En el arte no hay justicia: al azar la naturaleza hace de alguien un fuera de serie: un Mozart, un Dante, un Borges, un Picasso y fin del asunto. No hay méritos ni razones. Por tal motivo, la genialidad resulta chocante, más aun cuando el bendecido por las musas no esgrime los modales ni las marcas del espíritu. Tal vez ello explique el hechizo siempre nuevo de los artistas. Y la desazón de las audiencias, traducida en estrategias para dar por tierra el legado de los genios. Por ejemplo, muchos estudiosos han puesto en duda la existencia del creador de Hamlet y Macbeth: han dicho y especulado de todo: que detrás del bardo hubo un grupo de poetas o una mujer o el mismísimo Christopher Marlowe, la némesis de William Shakespeare.
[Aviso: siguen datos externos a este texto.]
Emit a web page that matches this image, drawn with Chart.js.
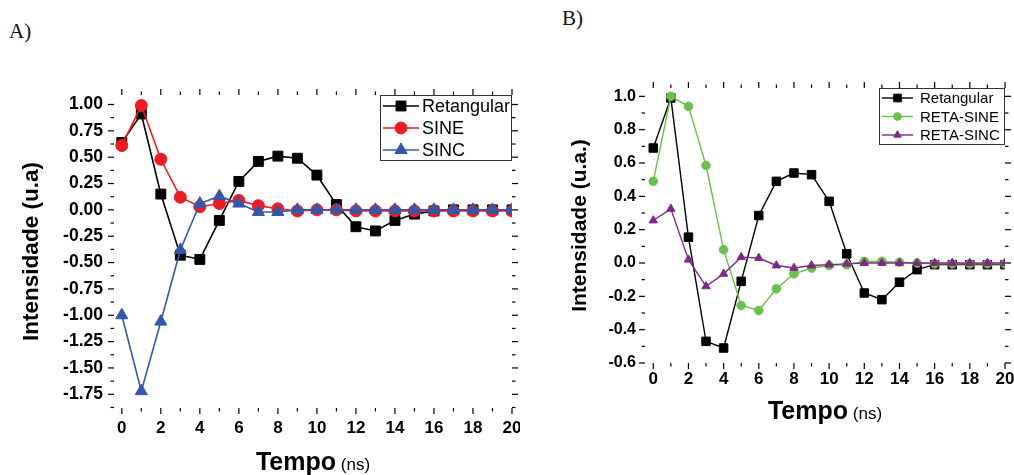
<!DOCTYPE html>
<html>
<head>
<meta charset="utf-8">
<script src="https://cdn.jsdelivr.net/npm/chart.js@4.4.0/dist/chart.umd.min.js"></script>
<style>
  body { margin: 0; background: #fff; width: 1014px; height: 475px; overflow: hidden; position: relative; }
  .wrap { position: absolute; top: 0; height: 475px; overflow: hidden; }
  #wrapA { left: 0; width: 520px; }
  #wrapB { left: 530px; width: 484px; }
  .tag { position: absolute; font-family: "Liberation Serif", "Times New Roman", serif; font-size: 21px; color: #111; }
</style>
</head>
<body>
<div class="tag" style="left:9px;top:19px">A)</div>
<div class="tag" style="left:562px;top:6px">B)</div>
<div id="wrapA" class="wrap"><canvas id="chartA"></canvas></div>
<div id="wrapB" class="wrap"><canvas id="chartB"></canvas></div>

<script>
// tempo (ns)
var tempo = [0, 1, 2, 3, 4, 5, 6, 7, 8, 9, 10, 11, 12, 13, 14, 15, 16, 17, 18, 19, 20];
var xTicks = [0, 2, 4, 6, 8, 10, 12, 14, 16, 18, 20];
var xMinor = [1, 3, 5, 7, 9, 11, 13, 15, 17, 19];

// Gráfico A
var retangularA = [0.64, 0.91, 0.15, -0.43, -0.47, -0.10, 0.27, 0.46, 0.51, 0.49, 0.33, 0.05, -0.16, -0.20, -0.10, -0.04, -0.01, 0.00, 0.00, 0.00, 0.00];
var sineA = [0.61, 0.99, 0.48, 0.12, 0.03, 0.06, 0.09, 0.04, 0.01, -0.01, 0.00, 0.00, -0.01, -0.01, -0.01, -0.01, -0.01, -0.01, -0.01, -0.01, -0.01];
var sincA = [-1.00, -1.72, -1.06, -0.38, 0.06, 0.13, 0.06, -0.02, -0.02, 0.00, 0.00, 0.00, 0.00, 0.00, 0.00, 0.00, 0.00, 0.00, 0.00, 0.00, 0.00];
var yTicksA = [-1.75, -1.5, -1.25, -1.0, -0.75, -0.5, -0.25, 0.0, 0.25, 0.5, 0.75, 1.0];
var yMinorA = [-1.875, -1.625, -1.375, -1.125, -0.875, -0.625, -0.375, -0.125, 0.125, 0.375, 0.625, 0.875];

// Gráfico B
var retangularB = [0.69, 0.99, 0.155, -0.47, -0.51, -0.11, 0.285, 0.49, 0.54, 0.53, 0.37, 0.055, -0.18, -0.22, -0.115, -0.04, -0.01, -0.01, -0.01, -0.01, -0.01];
var retaSineB = [0.49, 1.0, 0.94, 0.585, 0.08, -0.255, -0.285, -0.155, -0.065, -0.03, -0.015, -0.01, 0.01, 0.01, 0.005, 0.0, -0.005, -0.005, -0.005, -0.005, -0.005];
var retaSincB = [0.255, 0.325, 0.02, -0.14, -0.065, 0.035, 0.03, -0.015, -0.03, -0.015, -0.01, -0.005, 0.0, 0.0, 0.0, 0.0, 0.0, 0.0, 0.0, 0.0, 0.0];
var yTicksB = [-0.6, -0.4, -0.2, 0.0, 0.2, 0.4, 0.6, 0.8, 1.0];
var yMinorB = [-0.5, -0.3, -0.1, 0.1, 0.3, 0.5, 0.7, 0.9];

var FONT = '"Liberation Sans", Arial, sans-serif';

function pts(values) {
    return tempo.map(function (t, i) { return { x: t, y: values[i] }; });
}

function serie(label, values, color, style, radius, order, width) {
    return {
        label: label,
        data: pts(values),
        borderColor: color,
        backgroundColor: color,
        pointBackgroundColor: color,
        pointBorderColor: color,
        pointBorderWidth: 1,
        pointStyle: style,
        pointRadius: radius,
        borderWidth: width,
        tension: 0,
        order: order
    };
}

// moldura, ticks menores, legenda e título do eixo x
var decor = {
    id: 'decor',
    afterDraw: function (chart, args, o) {
        var ctx = chart.ctx, a = chart.chartArea, x = chart.scales.x, y = chart.scales.y;
        ctx.save();
        ctx.strokeStyle = '#000';
        ctx.lineWidth = 1.2;
        function tick(x1, y1, x2, y2) { ctx.beginPath(); ctx.moveTo(x1, y1); ctx.lineTo(x2, y2); ctx.stroke(); }
        xTicks.forEach(function (v) {
            var p = x.getPixelForValue(v);
            tick(p, a.bottom, p, a.bottom + 6); tick(p, a.top, p, a.top - 6);
        });
        xMinor.forEach(function (v) {
            var p = x.getPixelForValue(v);
            tick(p, a.bottom, p, a.bottom + 3.5); tick(p, a.top, p, a.top - 3.5);
        });
        o.yMajor.forEach(function (v) {
            var p = y.getPixelForValue(v);
            tick(a.left - 6, p, a.left, p); tick(a.right, p, a.right + 6, p);
        });
        o.yMinor.forEach(function (v) {
            var p = y.getPixelForValue(v);
            if (p < a.top || p > a.bottom) return;
            tick(a.left - 3.5, p, a.left, p); tick(a.right, p, a.right + 3.5, p);
        });

        // legenda
        var L = o.legend;
        var bx = a.right - L.w, by = a.top;
        ctx.fillStyle = '#fff';
        ctx.fillRect(bx, by, L.w, L.h);
        ctx.lineWidth = 1;
        ctx.strokeStyle = '#333';
        ctx.strokeRect(bx + 0.5, by + 0.5, L.w - 1, L.h - 1);
        ctx.font = L.size + 'px ' + FONT;
        ctx.textBaseline = 'middle';
        chart.data.datasets.forEach(function (d, i) {
            var cy = by + L.first + i * L.step;
            ctx.strokeStyle = d.borderColor;
            ctx.lineWidth = d.borderWidth;
            tick(bx + 3, cy, bx + 3 + L.line, cy);
            ctx.fillStyle = d.backgroundColor;
            ctx.lineWidth = 1;
            Chart.helpers.drawPoint(ctx, { pointStyle: d.pointStyle, radius: d.pointRadius * L.scale, borderWidth: 1, rotation: 0 }, bx + 3 + L.line / 2, cy);
            ctx.fillStyle = '#000';
            ctx.textAlign = 'left';
            ctx.fillText(d.label, bx + L.text, cy + 1);
        });

        // título do eixo x
        var cx = (a.left + a.right) / 2;
        ctx.textBaseline = 'alphabetic';
        ctx.font = 'bold 25px ' + FONT;
        var w1 = ctx.measureText('Tempo').width;
        ctx.font = '17px ' + FONT;
        var w2 = ctx.measureText(' (ns)').width;
        var sx = cx - (w1 + w2) / 2;
        ctx.fillStyle = '#000';
        ctx.textAlign = 'left';
        ctx.font = 'bold 25px ' + FONT;
        ctx.fillText('Tempo', sx, o.titleY);
        ctx.font = '17px ' + FONT;
        ctx.fillText(' (ns)', sx + w1, o.titleY);
        ctx.restore();
    }
};

function grafico(id, cfg) {
    return new Chart(document.getElementById(id), {
        type: 'line',
        data: { datasets: cfg.datasets },
        plugins: [decor],
        options: {
            responsive: true,
            maintainAspectRatio: false,
            animation: false,
            devicePixelRatio: 1,
            layout: { padding: { top: cfg.top, right: cfg.right, left: 0, bottom: 0 } },
            plugins: {
                legend: { display: false },
                tooltip: { enabled: false },
                decor: { yMajor: cfg.yTicks, yMinor: cfg.yMinor, legend: cfg.legend, titleY: cfg.titleY }
            },
            scales: {
                x: {
                    type: 'linear',
                    min: cfg.xMin,
                    max: 20,
                    afterBuildTicks: function (s) { s.ticks = xTicks.map(function (v) { return { value: v }; }); },
                    afterFit: function (s) { s.height = cfg.xHeight; s.paddingLeft = 0; s.paddingRight = 0; },
                    grid: { drawOnChartArea: false, color: 'transparent', tickColor: 'transparent', tickLength: 6 },
                    border: { display: false },
                    ticks: { color: '#000', padding: cfg.xPad, maxRotation: 0, font: { family: FONT, size: 17, weight: 'bold' } }
                },
                y: {
                    min: cfg.yMin,
                    max: cfg.yMax,
                    afterBuildTicks: function (s) { s.ticks = cfg.yTicks.map(function (v) { return { value: v }; }); },
                    afterFit: function (s) { s.width = cfg.yWidth; s.paddingTop = 0; s.paddingBottom = 0; },
                    grid: { drawOnChartArea: false, color: 'transparent', tickColor: 'transparent', tickLength: 6 },
                    border: { display: false },
                    ticks: {
                        color: '#000',
                        padding: cfg.yPad,
                        font: { family: FONT, size: cfg.tickSize, weight: 'bold' },
                        callback: function (v) { return Number(v).toFixed(cfg.decimals); }
                    },
                    title: {
                        display: true,
                        text: cfg.yTitle,
                        color: '#000',
                        padding: { top: cfg.yTitlePad, bottom: 0 },
                        font: { family: FONT, size: cfg.yTitleSize, weight: 'bold' }
                    }
                }
            }
        }
    });
}

//Gráfico A - Retangular, SINE, SINC
grafico('chartA', {
    datasets: [
        serie('Retangular', retangularA, '#000000', 'rect', 7, 3, 1.6),
        serie('SINE', sineA, '#ed1c24', 'circle', 6, 2, 1.6),
        serie('SINC', sincA, '#3457a8', 'triangle', 7, 1, 1.6)
    ],
    top: 95, right: 2, yWidth: 114, xHeight: 67, xMin: -0.4,
    yMin: -1.88, yMax: 1.09, yTicks: yTicksA, yMinor: yMinorA, decimals: 2,
    tickSize: 17.5, xPad: 4, yPad: 5,
    yTitle: 'Intensidade (u.a)', yTitleSize: 22.5, yTitlePad: 18,
    titleY: 470,
    legend: { w: 132, h: 66, first: 11, step: 22, size: 18, line: 36, text: 42, scale: 1 }
});

//Gráfico B - Retangular, RETA-SINE, RETA-SINC
grafico('chartB', {
    datasets: [
        serie('Retangular', retangularB, '#000000', 'rect', 6, 3, 1.4),
        serie('RETA-SINE', retaSineB, '#6cbf4c', 'circle', 4.3, 2, 1.4),
        serie('RETA-SINC', retaSincB, '#7d2a86', 'triangle', 4.8, 1, 1.4)
    ],
    top: 88, right: 9, yWidth: 115, xHeight: 112, xMin: -0.47,
    yMin: -0.6, yMax: 1.05, yTicks: yTicksB, yMinor: yMinorB, decimals: 1,
    tickSize: 16, xPad: 0, yPad: 3,
    yTitle: 'Intensidade (u.a.)', yTitleSize: 21, yTitlePad: 38,
    titleY: 419,
    legend: { w: 126, h: 57, first: 10, step: 18.5, size: 15, line: 31, text: 41, scale: 0.9 }
});
</script>
</body>
</html>
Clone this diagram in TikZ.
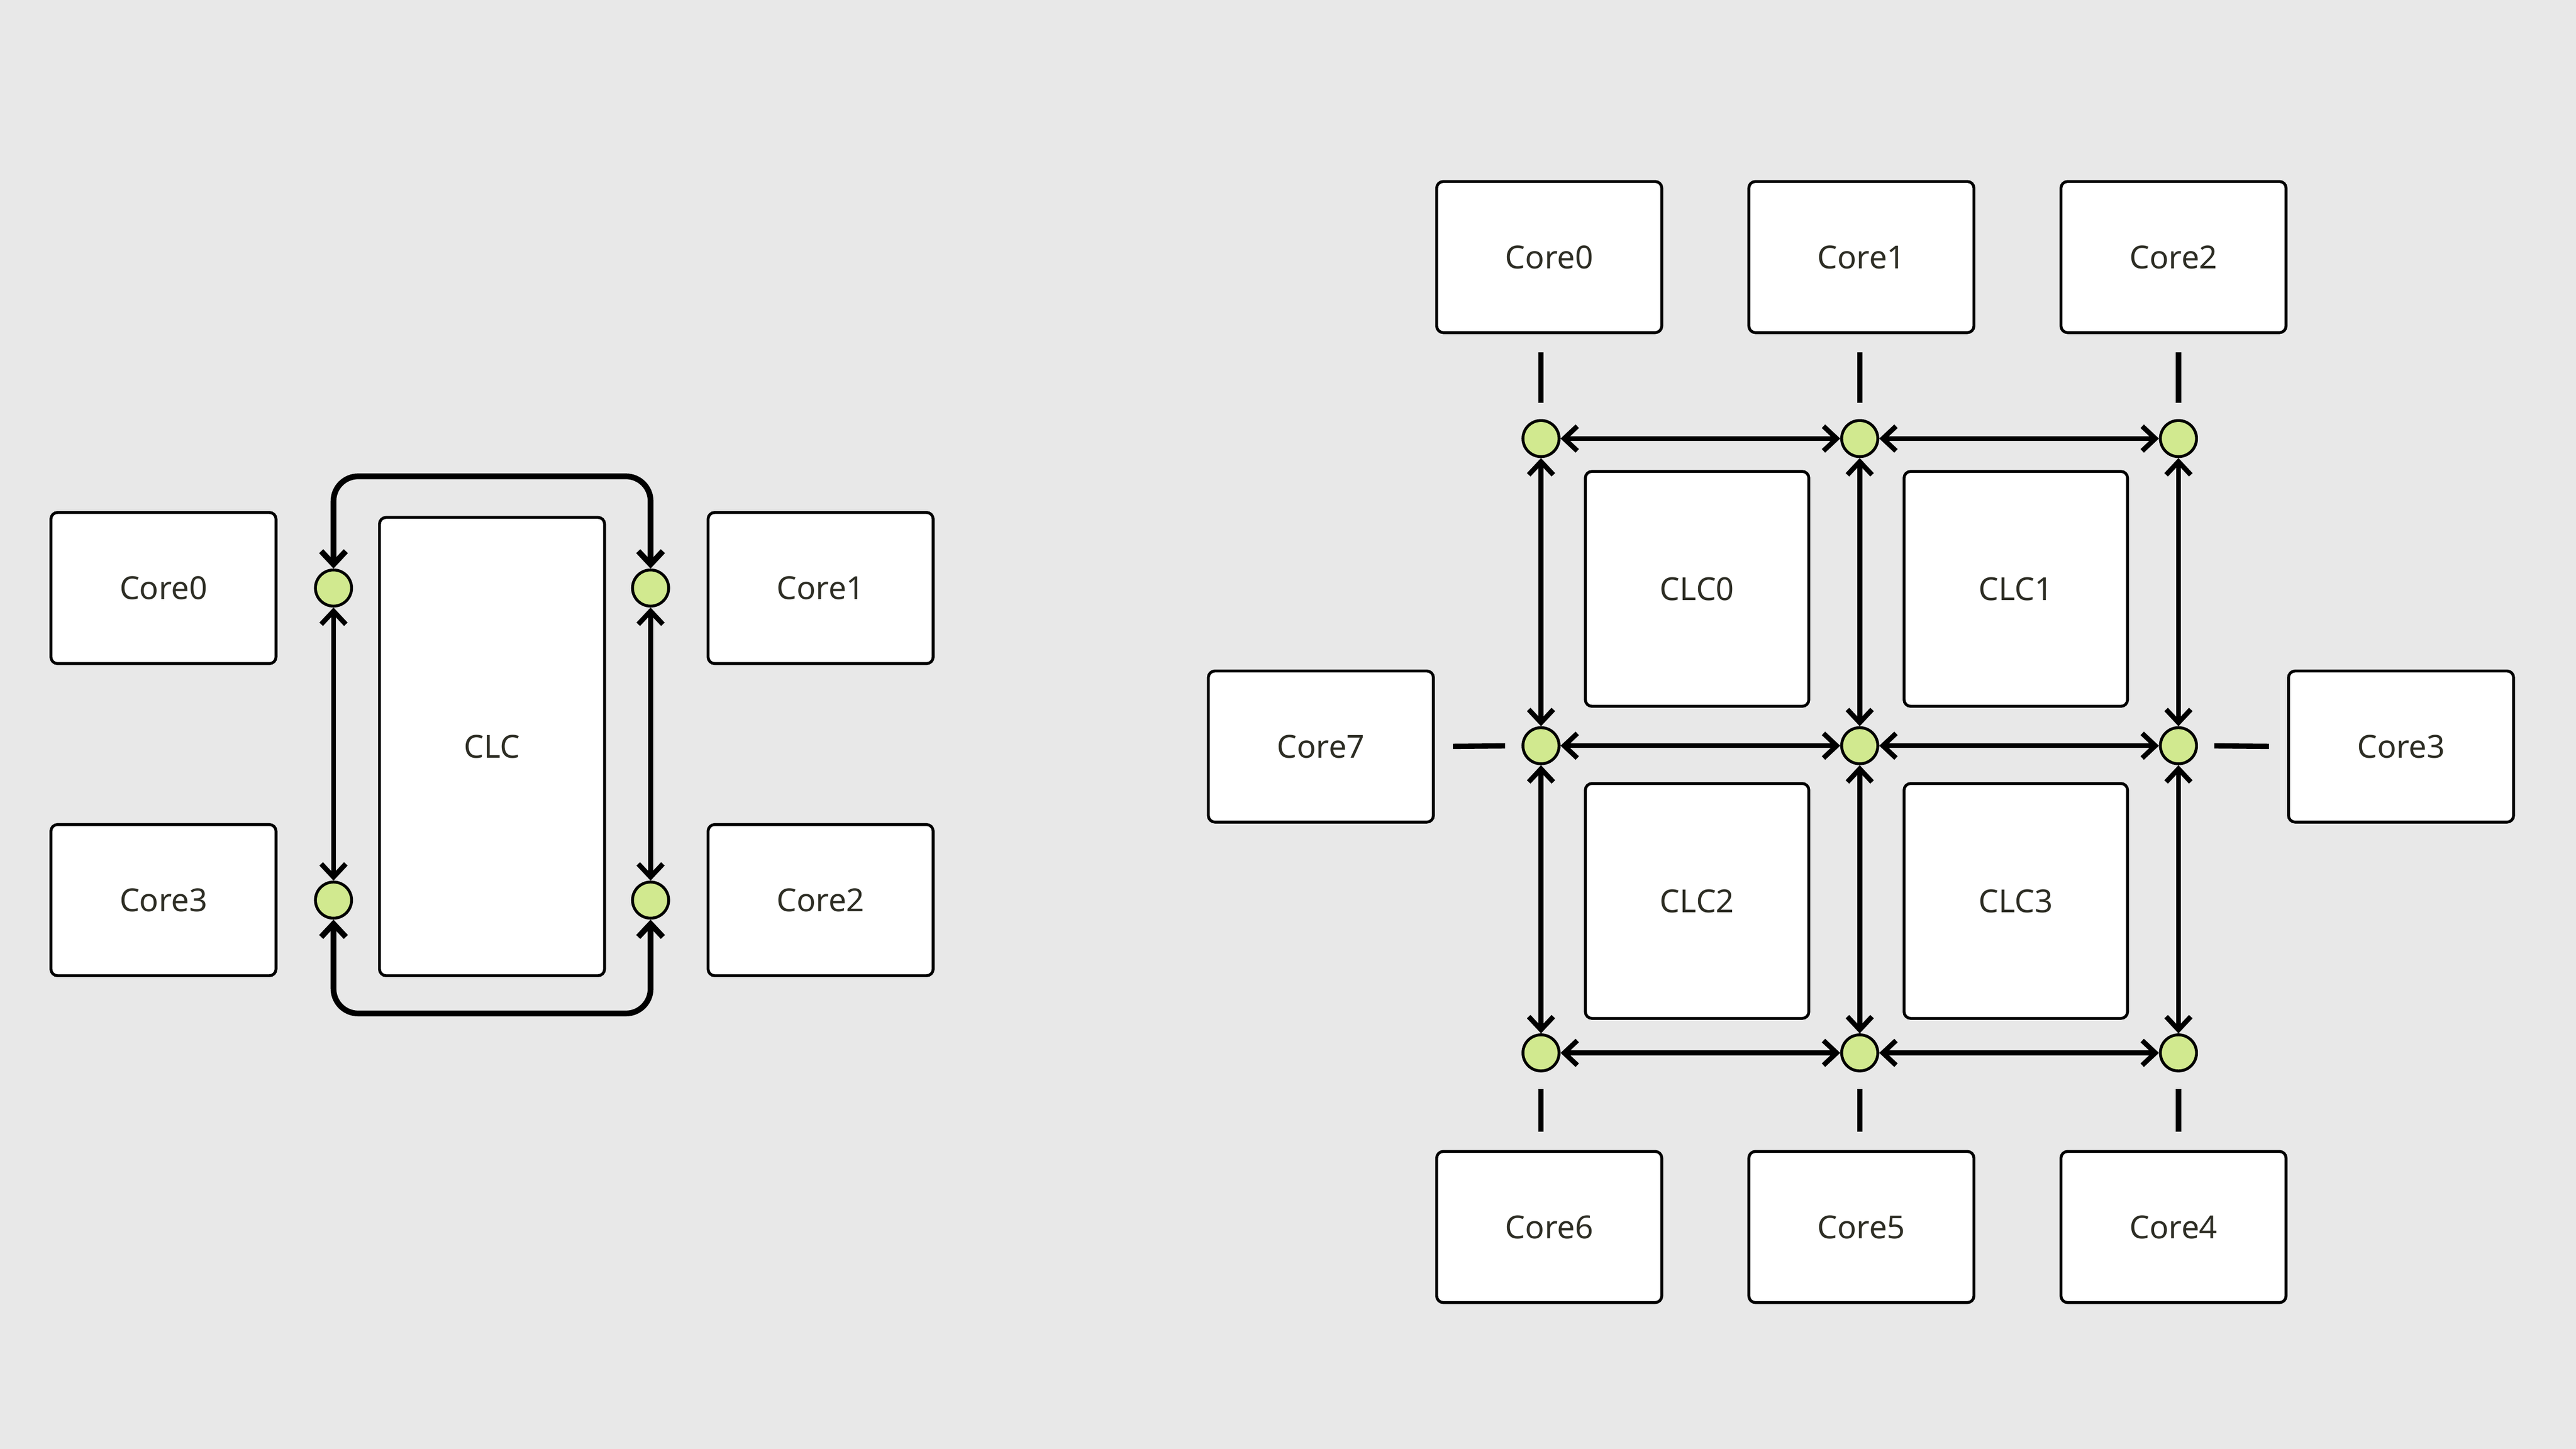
\documentclass[tikz,border=0pt]{standalone}
\usepackage{fontspec}
\setmainfont{Noto Sans}
\usepackage{xcolor}
\usepackage{tikz}
\usetikzlibrary{positioning,arrows.meta}
\definecolor{bggray}{HTML}{E8E8E8}
\definecolor{hubgreen}{HTML}{D1E98F}
\definecolor{labeltext}{HTML}{2D2D24}
\tikzset{
  box/.style={draw, line width=0.35mm, fill=white, rounded corners=0.8mm,
    minimum width=27.4mm, minimum height=18.4mm, inner sep=0pt,
    text=labeltext, font=\fontsize{11}{13}\selectfont},
  clcbox/.style={box, minimum width=27.2mm, minimum height=28.6mm},
  hub/.style={circle, draw, line width=0.35mm, fill=hubgreen, minimum size=4.4mm, inner sep=0pt},
  link/.style={{Straight Barb[length=1.6mm,width=3mm]}-{Straight Barb[length=1.6mm,width=3mm]}, line width=0.6mm},
  ring/.style={link, line width=0.7mm, rounded corners=3mm},
  stub/.style={line width=0.65mm, shorten <=2.2mm, shorten >=2mm},
}

\begin{document}
\begin{tikzpicture}[x=0.2mm, y=-0.2mm]
	\fill[bggray] (0,0) rectangle (1568,882);
	\useasboundingbox (0,0) rectangle (1568,882);

	% left: one CLC, four cores
	\node[box] (lcore0) at (99.5,358) {Core0};
	\node[box] (lcore1) at (499.5,358) {Core1};
	\node[box] (lcore2) at (499.5,548) {Core2};
	\node[box] (lcore3) at (99.5,548) {Core3};
	\node[box, minimum height=55.8mm] (lclc) at (299.5,454.5) {CLC};
	\node[hub] (lhub0) at (203,358) {};
	\node[hub] (lhub1) at (396,358) {};
	\node[hub] (lhub2) at (396,548) {};
	\node[hub] (lhub3) at (203,548) {};
	\coordinate (ltop) at (299.5,290);
	\coordinate (lbot) at (299.5,617);
	\draw[link] (lhub0) -- (lhub3);
	\draw[link] (lhub1) -- (lhub2);
	\draw[ring] (lhub0.north) |- (ltop) -| (lhub1.north);
	\draw[ring] (lhub3.south) |- (lbot) -| (lhub2.south);

	% right: four CLCs, eight cores
	\node[box] (core0) at (943,156.5) {Core0};
	\node[box] (core1) at (1133,156.5) {Core1};
	\node[box] (core2) at (1323,156.5) {Core2};
	\node[box] (core3) at (1461.5,454.5) {Core3};
	\node[box] (core4) at (1323,747) {Core4};
	\node[box] (core5) at (1133,747) {Core5};
	\node[box] (core6) at (943,747) {Core6};
	\node[box] (core7) at (804,454.5) {Core7};
	\node[clcbox] (clc0) at (1033,358.5) {CLC0};
	\node[clcbox] (clc1) at (1227,358.5) {CLC1};
	\node[clcbox] (clc2) at (1033,548.5) {CLC2};
	\node[clcbox] (clc3) at (1227,548.5) {CLC3};
	\node[hub] (hub00) at (938,267) {};
	\node[hub] (hub01) at (1132,267) {};
	\node[hub] (hub02) at (1326,267) {};
	\node[hub] (hub10) at (938,454) {};
	\node[hub] (hub11) at (1132,454) {};
	\node[hub] (hub12) at (1326,454) {};
	\node[hub] (hub20) at (938,641) {};
	\node[hub] (hub21) at (1132,641) {};
	\node[hub] (hub22) at (1326,641) {};
	\draw[link] (hub00) -- (hub01);
	\draw[link] (hub01) -- (hub02);
	\draw[link] (hub10) -- (hub11);
	\draw[link] (hub11) -- (hub12);
	\draw[link] (hub20) -- (hub21);
	\draw[link] (hub21) -- (hub22);
	\draw[link] (hub00) -- (hub10);
	\draw[link] (hub10) -- (hub20);
	\draw[link] (hub01) -- (hub11);
	\draw[link] (hub11) -- (hub21);
	\draw[link] (hub02) -- (hub12);
	\draw[link] (hub12) -- (hub22);
	\draw[stub] (core0.south -| hub00) -- (hub00.north);
	\draw[stub] (core1.south -| hub01) -- (hub01.north);
	\draw[stub] (core2.south -| hub02) -- (hub02.north);
	\draw[stub] (core6.north -| hub20) -- (hub20.south);
	\draw[stub] (core5.north -| hub21) -- (hub21.south);
	\draw[stub] (core4.north -| hub22) -- (hub22.south);
	\draw[stub] (core7.east) -- (hub10.west);
	\draw[stub] (core3.west) -- (hub12.east);
\end{tikzpicture}
\end{document}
Histriónico hasta el final, Molière desfalleció en plena representación de El enfermo imaginario. Pocas horas después, sin las ayudas de la religión, murió en su casa parisiense el 17 de febrero de 1673. Según la leyenda, al momento del vahído vestía prendas amarillas, por lo que este color ha sido visto entre el gremio de los teatreros como símbolo de mal agüero. Supersticiones aparte, la suya es una obra cuya vigencia se mantiene intacta: no pocas veces es la puerta de entrada el acervo del teatro clásico.

Père Lachaise es un hito del turismo y de la cultura francesa: su fama surgió por ser el lugar de reposo de los restos de Molière, de La Fontaine y de Pedro Abelardo. Con los calendarios, el camposanto recibió los de Pierre Bourdieu, María Callas y Rufino José Cuervo.